Look over the lines below. Report each one that includes the string "this".
-------- DATA TO PROCESS
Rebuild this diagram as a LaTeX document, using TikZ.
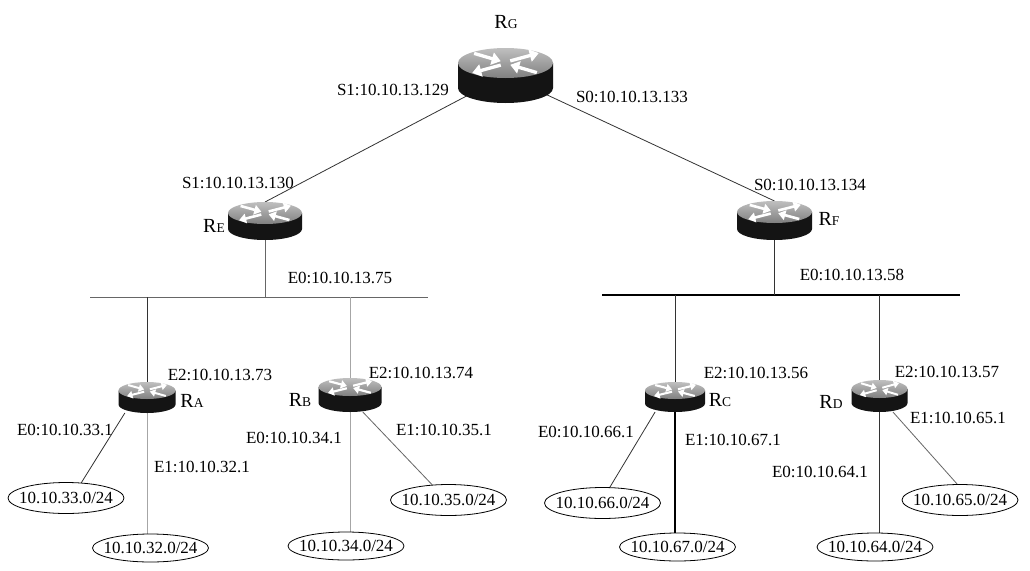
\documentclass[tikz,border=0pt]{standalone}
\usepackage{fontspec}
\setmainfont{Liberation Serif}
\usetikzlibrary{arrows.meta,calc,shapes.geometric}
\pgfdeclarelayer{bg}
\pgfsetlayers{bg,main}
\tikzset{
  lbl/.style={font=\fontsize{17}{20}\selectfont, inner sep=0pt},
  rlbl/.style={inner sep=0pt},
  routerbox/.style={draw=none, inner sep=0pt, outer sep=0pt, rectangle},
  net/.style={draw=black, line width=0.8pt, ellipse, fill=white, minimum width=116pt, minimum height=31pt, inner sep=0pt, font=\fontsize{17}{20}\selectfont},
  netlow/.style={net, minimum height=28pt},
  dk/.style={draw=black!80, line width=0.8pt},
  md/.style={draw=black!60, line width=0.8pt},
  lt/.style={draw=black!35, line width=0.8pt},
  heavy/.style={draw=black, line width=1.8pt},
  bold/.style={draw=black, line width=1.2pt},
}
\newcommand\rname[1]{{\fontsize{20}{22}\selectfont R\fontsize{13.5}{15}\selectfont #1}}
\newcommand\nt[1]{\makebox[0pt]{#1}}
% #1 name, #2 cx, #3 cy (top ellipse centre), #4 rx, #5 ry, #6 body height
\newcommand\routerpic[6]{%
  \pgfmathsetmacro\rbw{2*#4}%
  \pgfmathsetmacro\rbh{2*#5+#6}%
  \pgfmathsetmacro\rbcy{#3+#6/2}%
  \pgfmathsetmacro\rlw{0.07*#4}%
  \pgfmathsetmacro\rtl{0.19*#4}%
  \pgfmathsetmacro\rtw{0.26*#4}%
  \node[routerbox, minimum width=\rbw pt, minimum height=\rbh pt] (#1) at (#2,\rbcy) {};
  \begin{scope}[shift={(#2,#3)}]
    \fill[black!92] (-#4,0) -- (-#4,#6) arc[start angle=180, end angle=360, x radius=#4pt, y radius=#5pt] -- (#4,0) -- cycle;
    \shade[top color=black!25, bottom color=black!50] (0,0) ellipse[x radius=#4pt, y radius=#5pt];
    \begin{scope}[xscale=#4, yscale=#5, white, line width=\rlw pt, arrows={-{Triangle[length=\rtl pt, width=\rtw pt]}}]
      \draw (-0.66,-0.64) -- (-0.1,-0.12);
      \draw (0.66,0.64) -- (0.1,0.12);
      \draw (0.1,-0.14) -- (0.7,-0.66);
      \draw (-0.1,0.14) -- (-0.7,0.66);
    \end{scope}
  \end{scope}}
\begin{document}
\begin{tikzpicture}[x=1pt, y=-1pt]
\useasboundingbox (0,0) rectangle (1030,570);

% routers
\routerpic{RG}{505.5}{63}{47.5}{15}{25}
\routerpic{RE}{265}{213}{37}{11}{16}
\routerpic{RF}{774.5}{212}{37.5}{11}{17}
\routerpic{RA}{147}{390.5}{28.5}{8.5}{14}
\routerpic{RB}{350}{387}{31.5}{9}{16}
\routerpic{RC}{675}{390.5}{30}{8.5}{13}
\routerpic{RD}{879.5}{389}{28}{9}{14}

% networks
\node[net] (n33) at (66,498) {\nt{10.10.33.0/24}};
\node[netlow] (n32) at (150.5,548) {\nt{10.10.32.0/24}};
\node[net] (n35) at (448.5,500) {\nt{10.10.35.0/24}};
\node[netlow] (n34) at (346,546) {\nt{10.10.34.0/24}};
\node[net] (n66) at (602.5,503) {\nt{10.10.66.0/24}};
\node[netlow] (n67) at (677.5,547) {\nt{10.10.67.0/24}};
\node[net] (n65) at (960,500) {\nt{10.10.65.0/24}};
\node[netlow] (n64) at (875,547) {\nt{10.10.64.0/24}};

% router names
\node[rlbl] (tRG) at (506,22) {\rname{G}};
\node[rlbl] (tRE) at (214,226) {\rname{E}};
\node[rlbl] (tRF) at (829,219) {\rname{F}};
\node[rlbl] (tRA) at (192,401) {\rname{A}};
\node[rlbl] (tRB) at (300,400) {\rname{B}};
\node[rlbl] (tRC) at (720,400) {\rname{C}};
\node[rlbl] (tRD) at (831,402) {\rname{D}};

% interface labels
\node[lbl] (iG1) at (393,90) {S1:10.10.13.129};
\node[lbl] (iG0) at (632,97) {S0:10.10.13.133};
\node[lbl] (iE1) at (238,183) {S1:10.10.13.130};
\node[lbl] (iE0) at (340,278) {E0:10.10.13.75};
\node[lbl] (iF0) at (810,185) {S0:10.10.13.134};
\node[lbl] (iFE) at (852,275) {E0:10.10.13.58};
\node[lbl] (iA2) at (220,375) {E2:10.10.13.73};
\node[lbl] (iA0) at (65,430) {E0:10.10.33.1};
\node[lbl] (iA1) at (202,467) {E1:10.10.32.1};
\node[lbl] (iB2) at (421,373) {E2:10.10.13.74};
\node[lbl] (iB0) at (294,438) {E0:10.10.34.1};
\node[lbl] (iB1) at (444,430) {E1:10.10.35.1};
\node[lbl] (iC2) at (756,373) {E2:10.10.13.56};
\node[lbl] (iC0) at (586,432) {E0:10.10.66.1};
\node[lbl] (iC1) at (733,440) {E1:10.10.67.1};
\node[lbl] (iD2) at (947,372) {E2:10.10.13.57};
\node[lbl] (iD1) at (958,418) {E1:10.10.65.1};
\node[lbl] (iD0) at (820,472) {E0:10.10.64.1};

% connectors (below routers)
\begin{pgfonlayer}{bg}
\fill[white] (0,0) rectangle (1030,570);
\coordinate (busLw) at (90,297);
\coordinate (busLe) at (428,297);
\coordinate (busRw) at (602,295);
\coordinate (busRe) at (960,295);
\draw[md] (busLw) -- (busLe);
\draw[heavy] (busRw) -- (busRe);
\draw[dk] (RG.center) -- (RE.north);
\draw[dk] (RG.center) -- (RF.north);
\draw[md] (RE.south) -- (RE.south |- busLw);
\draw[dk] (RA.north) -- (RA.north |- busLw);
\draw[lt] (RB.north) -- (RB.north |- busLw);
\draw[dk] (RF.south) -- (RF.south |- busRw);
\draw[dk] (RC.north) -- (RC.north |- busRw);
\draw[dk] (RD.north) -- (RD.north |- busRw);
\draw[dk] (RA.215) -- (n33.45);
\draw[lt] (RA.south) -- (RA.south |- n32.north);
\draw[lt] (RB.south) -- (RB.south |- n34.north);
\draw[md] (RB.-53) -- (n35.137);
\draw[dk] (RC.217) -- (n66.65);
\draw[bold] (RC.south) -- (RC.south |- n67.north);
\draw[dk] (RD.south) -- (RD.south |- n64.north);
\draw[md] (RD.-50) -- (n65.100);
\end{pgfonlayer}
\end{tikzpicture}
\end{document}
----------------
-------- DATA TO PROCESS
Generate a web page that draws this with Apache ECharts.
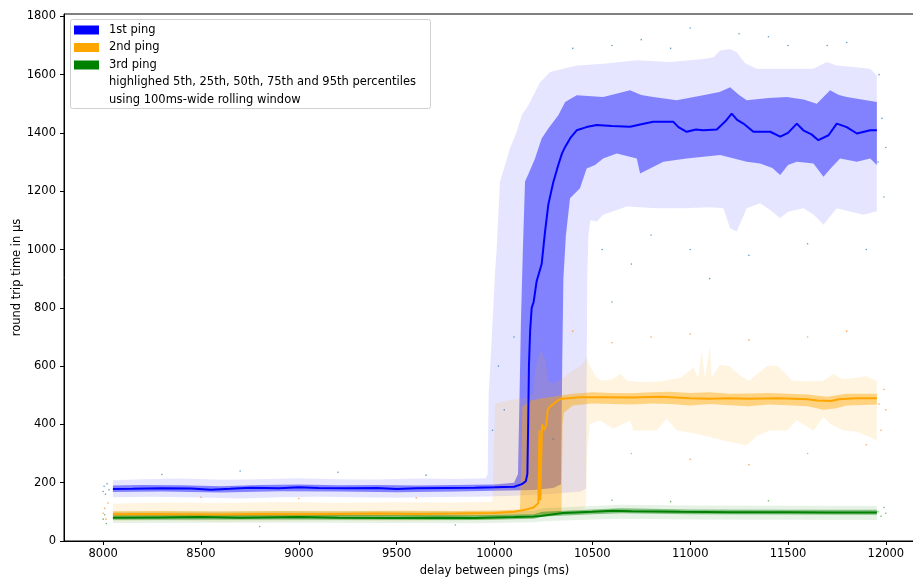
----------------
# RESPONSE TO THE EXERCISE
Rebuild this diagram as a LaTeX document, using TikZ.
Generate a web page that draws this with Apache ECharts.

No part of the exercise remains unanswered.